### Data excerpt
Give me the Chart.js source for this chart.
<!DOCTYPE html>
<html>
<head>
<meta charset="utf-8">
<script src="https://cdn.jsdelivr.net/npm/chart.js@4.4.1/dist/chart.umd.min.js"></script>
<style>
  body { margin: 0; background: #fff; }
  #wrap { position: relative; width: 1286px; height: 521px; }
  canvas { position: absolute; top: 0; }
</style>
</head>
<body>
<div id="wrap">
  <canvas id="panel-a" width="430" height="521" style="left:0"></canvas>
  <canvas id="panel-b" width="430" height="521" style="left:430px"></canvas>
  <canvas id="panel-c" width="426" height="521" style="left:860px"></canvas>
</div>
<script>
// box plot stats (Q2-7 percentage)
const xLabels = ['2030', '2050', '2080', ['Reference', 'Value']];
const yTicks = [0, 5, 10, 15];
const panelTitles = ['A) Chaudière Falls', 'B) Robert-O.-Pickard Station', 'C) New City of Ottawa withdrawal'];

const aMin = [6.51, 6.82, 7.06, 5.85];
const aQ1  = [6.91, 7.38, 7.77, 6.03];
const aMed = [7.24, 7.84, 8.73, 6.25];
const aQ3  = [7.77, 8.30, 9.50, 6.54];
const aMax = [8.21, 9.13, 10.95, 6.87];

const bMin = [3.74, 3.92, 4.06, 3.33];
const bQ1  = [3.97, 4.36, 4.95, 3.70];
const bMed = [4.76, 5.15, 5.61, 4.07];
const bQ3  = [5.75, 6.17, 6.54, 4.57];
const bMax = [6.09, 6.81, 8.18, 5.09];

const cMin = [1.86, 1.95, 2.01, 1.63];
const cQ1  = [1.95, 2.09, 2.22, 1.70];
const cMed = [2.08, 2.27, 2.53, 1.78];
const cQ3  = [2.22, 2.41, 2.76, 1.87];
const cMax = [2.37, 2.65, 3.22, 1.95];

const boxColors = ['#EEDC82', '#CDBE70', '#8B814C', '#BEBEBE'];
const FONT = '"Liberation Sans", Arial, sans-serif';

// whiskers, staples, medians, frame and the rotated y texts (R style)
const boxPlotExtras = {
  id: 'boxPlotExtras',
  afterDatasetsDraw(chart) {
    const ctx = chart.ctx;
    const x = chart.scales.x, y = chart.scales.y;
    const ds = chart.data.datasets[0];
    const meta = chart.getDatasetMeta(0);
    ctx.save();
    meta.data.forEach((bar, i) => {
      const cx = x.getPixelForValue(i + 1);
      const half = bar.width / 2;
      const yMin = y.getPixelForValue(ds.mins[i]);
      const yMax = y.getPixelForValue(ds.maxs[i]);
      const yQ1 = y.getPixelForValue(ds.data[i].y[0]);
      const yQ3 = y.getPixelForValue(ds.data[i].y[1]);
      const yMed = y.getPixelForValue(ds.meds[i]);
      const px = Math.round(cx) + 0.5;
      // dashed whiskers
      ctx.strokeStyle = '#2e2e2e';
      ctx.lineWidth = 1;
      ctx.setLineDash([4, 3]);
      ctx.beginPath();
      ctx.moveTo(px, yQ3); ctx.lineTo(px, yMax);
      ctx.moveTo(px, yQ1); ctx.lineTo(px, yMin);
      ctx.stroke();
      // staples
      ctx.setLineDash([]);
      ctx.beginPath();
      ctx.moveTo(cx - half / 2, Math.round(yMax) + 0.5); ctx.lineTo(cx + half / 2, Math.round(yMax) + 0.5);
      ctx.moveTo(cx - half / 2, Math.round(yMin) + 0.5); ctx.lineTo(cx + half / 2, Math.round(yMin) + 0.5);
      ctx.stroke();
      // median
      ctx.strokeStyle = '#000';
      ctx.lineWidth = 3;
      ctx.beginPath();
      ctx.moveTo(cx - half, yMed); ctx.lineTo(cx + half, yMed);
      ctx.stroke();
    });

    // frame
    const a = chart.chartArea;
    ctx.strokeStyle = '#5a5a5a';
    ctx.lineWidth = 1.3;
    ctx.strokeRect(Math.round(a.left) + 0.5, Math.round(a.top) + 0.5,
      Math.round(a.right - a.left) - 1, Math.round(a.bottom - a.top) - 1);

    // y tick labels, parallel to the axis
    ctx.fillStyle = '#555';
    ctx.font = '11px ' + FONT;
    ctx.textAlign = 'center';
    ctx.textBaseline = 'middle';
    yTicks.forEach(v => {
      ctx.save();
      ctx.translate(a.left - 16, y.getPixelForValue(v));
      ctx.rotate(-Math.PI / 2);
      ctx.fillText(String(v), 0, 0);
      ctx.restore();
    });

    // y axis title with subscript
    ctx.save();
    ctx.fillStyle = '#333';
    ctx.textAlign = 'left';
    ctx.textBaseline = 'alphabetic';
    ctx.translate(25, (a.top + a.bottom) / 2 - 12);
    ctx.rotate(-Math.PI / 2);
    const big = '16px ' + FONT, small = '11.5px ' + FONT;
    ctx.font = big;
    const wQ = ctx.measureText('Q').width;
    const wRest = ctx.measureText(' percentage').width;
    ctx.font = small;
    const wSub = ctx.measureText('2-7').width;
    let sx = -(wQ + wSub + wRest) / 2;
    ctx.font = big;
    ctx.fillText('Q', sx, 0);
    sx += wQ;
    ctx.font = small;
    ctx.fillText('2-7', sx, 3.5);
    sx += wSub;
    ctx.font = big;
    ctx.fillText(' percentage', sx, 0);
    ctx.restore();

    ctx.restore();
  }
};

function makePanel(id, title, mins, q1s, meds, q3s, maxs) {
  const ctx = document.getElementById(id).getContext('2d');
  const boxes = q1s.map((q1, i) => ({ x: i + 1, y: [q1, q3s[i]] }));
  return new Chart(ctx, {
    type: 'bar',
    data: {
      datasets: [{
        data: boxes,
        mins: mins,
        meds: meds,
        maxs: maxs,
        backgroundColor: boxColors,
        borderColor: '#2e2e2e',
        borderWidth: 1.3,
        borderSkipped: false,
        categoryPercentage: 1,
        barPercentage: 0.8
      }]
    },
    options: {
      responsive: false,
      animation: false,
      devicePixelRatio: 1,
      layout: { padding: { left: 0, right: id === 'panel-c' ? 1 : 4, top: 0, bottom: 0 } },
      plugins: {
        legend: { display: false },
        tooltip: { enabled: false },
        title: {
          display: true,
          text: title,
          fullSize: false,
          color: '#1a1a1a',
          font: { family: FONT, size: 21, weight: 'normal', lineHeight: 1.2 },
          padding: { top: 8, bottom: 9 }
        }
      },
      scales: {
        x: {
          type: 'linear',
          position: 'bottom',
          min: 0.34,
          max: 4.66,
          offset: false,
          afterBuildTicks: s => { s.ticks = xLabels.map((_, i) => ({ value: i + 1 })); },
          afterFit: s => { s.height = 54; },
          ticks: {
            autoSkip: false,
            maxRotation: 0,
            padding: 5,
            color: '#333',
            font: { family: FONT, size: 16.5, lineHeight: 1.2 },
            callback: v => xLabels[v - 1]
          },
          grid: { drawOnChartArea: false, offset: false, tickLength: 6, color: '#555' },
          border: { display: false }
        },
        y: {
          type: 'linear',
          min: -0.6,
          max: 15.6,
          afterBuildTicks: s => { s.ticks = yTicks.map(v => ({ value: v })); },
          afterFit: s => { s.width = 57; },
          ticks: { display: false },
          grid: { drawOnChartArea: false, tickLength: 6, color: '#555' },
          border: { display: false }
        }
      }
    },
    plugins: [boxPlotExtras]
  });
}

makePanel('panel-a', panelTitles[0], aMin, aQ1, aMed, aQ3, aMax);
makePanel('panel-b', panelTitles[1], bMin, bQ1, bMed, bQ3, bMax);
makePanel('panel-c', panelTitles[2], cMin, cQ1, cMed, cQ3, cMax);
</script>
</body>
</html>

### Your instructions
Copy the material above, line for line.

### Exercise response
Give me the Chart.js source for this chart.
<!DOCTYPE html>
<html>
<head>
<meta charset="utf-8">
<script src="https://cdn.jsdelivr.net/npm/chart.js@4.4.1/dist/chart.umd.min.js"></script>
<style>
  body { margin: 0; background: #fff; }
  #wrap { position: relative; width: 1286px; height: 521px; }
  canvas { position: absolute; top: 0; }
</style>
</head>
<body>
<div id="wrap">
  <canvas id="panel-a" width="430" height="521" style="left:0"></canvas>
  <canvas id="panel-b" width="430" height="521" style="left:430px"></canvas>
  <canvas id="panel-c" width="426" height="521" style="left:860px"></canvas>
</div>
<script>
// box plot stats (Q2-7 percentage)
const xLabels = ['2030', '2050', '2080', ['Reference', 'Value']];
const yTicks = [0, 5, 10, 15];
const panelTitles = ['A) Chaudière Falls', 'B) Robert-O.-Pickard Station', 'C) New City of Ottawa withdrawal'];

const aMin = [6.51, 6.82, 7.06, 5.85];
const aQ1  = [6.91, 7.38, 7.77, 6.03];
const aMed = [7.24, 7.84, 8.73, 6.25];
const aQ3  = [7.77, 8.30, 9.50, 6.54];
const aMax = [8.21, 9.13, 10.95, 6.87];

const bMin = [3.74, 3.92, 4.06, 3.33];
const bQ1  = [3.97, 4.36, 4.95, 3.70];
const bMed = [4.76, 5.15, 5.61, 4.07];
const bQ3  = [5.75, 6.17, 6.54, 4.57];
const bMax = [6.09, 6.81, 8.18, 5.09];

const cMin = [1.86, 1.95, 2.01, 1.63];
const cQ1  = [1.95, 2.09, 2.22, 1.70];
const cMed = [2.08, 2.27, 2.53, 1.78];
const cQ3  = [2.22, 2.41, 2.76, 1.87];
const cMax = [2.37, 2.65, 3.22, 1.95];

const boxColors = ['#EEDC82', '#CDBE70', '#8B814C', '#BEBEBE'];
const FONT = '"Liberation Sans", Arial, sans-serif';

// whiskers, staples, medians, frame and the rotated y texts (R style)
const boxPlotExtras = {
  id: 'boxPlotExtras',
  afterDatasetsDraw(chart) {
    const ctx = chart.ctx;
    const x = chart.scales.x, y = chart.scales.y;
    const ds = chart.data.datasets[0];
    const meta = chart.getDatasetMeta(0);
    ctx.save();
    meta.data.forEach((bar, i) => {
      const cx = x.getPixelForValue(i + 1);
      const half = bar.width / 2;
      const yMin = y.getPixelForValue(ds.mins[i]);
      const yMax = y.getPixelForValue(ds.maxs[i]);
      const yQ1 = y.getPixelForValue(ds.data[i].y[0]);
      const yQ3 = y.getPixelForValue(ds.data[i].y[1]);
      const yMed = y.getPixelForValue(ds.meds[i]);
      const px = Math.round(cx) + 0.5;
      // dashed whiskers
      ctx.strokeStyle = '#2e2e2e';
      ctx.lineWidth = 1;
      ctx.setLineDash([4, 3]);
      ctx.beginPath();
      ctx.moveTo(px, yQ3); ctx.lineTo(px, yMax);
      ctx.moveTo(px, yQ1); ctx.lineTo(px, yMin);
      ctx.stroke();
      // staples
      ctx.setLineDash([]);
      ctx.beginPath();
      ctx.moveTo(cx - half / 2, Math.round(yMax) + 0.5); ctx.lineTo(cx + half / 2, Math.round(yMax) + 0.5);
      ctx.moveTo(cx - half / 2, Math.round(yMin) + 0.5); ctx.lineTo(cx + half / 2, Math.round(yMin) + 0.5);
      ctx.stroke();
      // median
      ctx.strokeStyle = '#000';
      ctx.lineWidth = 3;
      ctx.beginPath();
      ctx.moveTo(cx - half, yMed); ctx.lineTo(cx + half, yMed);
      ctx.stroke();
    });

    // frame
    const a = chart.chartArea;
    ctx.strokeStyle = '#5a5a5a';
    ctx.lineWidth = 1.3;
    ctx.strokeRect(Math.round(a.left) + 0.5, Math.round(a.top) + 0.5,
      Math.round(a.right - a.left) - 1, Math.round(a.bottom - a.top) - 1);

    // y tick labels, parallel to the axis
    ctx.fillStyle = '#555';
    ctx.font = '11px ' + FONT;
    ctx.textAlign = 'center';
    ctx.textBaseline = 'middle';
    yTicks.forEach(v => {
      ctx.save();
      ctx.translate(a.left - 16, y.getPixelForValue(v));
      ctx.rotate(-Math.PI / 2);
      ctx.fillText(String(v), 0, 0);
      ctx.restore();
    });

    // y axis title with subscript
    ctx.save();
    ctx.fillStyle = '#333';
    ctx.textAlign = 'left';
    ctx.textBaseline = 'alphabetic';
    ctx.translate(25, (a.top + a.bottom) / 2 - 12);
    ctx.rotate(-Math.PI / 2);
    const big = '16px ' + FONT, small = '11.5px ' + FONT;
    ctx.font = big;
    const wQ = ctx.measureText('Q').width;
    const wRest = ctx.measureText(' percentage').width;
    ctx.font = small;
    const wSub = ctx.measureText('2-7').width;
    let sx = -(wQ + wSub + wRest) / 2;
    ctx.font = big;
    ctx.fillText('Q', sx, 0);
    sx += wQ;
    ctx.font = small;
    ctx.fillText('2-7', sx, 3.5);
    sx += wSub;
    ctx.font = big;
    ctx.fillText(' percentage', sx, 0);
    ctx.restore();

    ctx.restore();
  }
};

function makePanel(id, title, mins, q1s, meds, q3s, maxs) {
  const ctx = document.getElementById(id).getContext('2d');
  const boxes = q1s.map((q1, i) => ({ x: i + 1, y: [q1, q3s[i]] }));
  return new Chart(ctx, {
    type: 'bar',
    data: {
      datasets: [{
        data: boxes,
        mins: mins,
        meds: meds,
        maxs: maxs,
        backgroundColor: boxColors,
        borderColor: '#2e2e2e',
        borderWidth: 1.3,
        borderSkipped: false,
        categoryPercentage: 1,
        barPercentage: 0.8
      }]
    },
    options: {
      responsive: false,
      animation: false,
      devicePixelRatio: 1,
      layout: { padding: { left: 0, right: id === 'panel-c' ? 1 : 4, top: 0, bottom: 0 } },
      plugins: {
        legend: { display: false },
        tooltip: { enabled: false },
        title: {
          display: true,
          text: title,
          fullSize: false,
          color: '#1a1a1a',
          font: { family: FONT, size: 21, weight: 'normal', lineHeight: 1.2 },
          padding: { top: 8, bottom: 9 }
        }
      },
      scales: {
        x: {
          type: 'linear',
          position: 'bottom',
          min: 0.34,
          max: 4.66,
          offset: false,
          afterBuildTicks: s => { s.ticks = xLabels.map((_, i) => ({ value: i + 1 })); },
          afterFit: s => { s.height = 54; },
          ticks: {
            autoSkip: false,
            maxRotation: 0,
            padding: 5,
            color: '#333',
            font: { family: FONT, size: 16.5, lineHeight: 1.2 },
            callback: v => xLabels[v - 1]
          },
          grid: { drawOnChartArea: false, offset: false, tickLength: 6, color: '#555' },
          border: { display: false }
        },
        y: {
          type: 'linear',
          min: -0.6,
          max: 15.6,
          afterBuildTicks: s => { s.ticks = yTicks.map(v => ({ value: v })); },
          afterFit: s => { s.width = 57; },
          ticks: { display: false },
          grid: { drawOnChartArea: false, tickLength: 6, color: '#555' },
          border: { display: false }
        }
      }
    },
    plugins: [boxPlotExtras]
  });
}

makePanel('panel-a', panelTitles[0], aMin, aQ1, aMed, aQ3, aMax);
makePanel('panel-b', panelTitles[1], bMin, bQ1, bMed, bQ3, bMax);
makePanel('panel-c', panelTitles[2], cMin, cQ1, cMed, cQ3, cMax);
</script>
</body>
</html>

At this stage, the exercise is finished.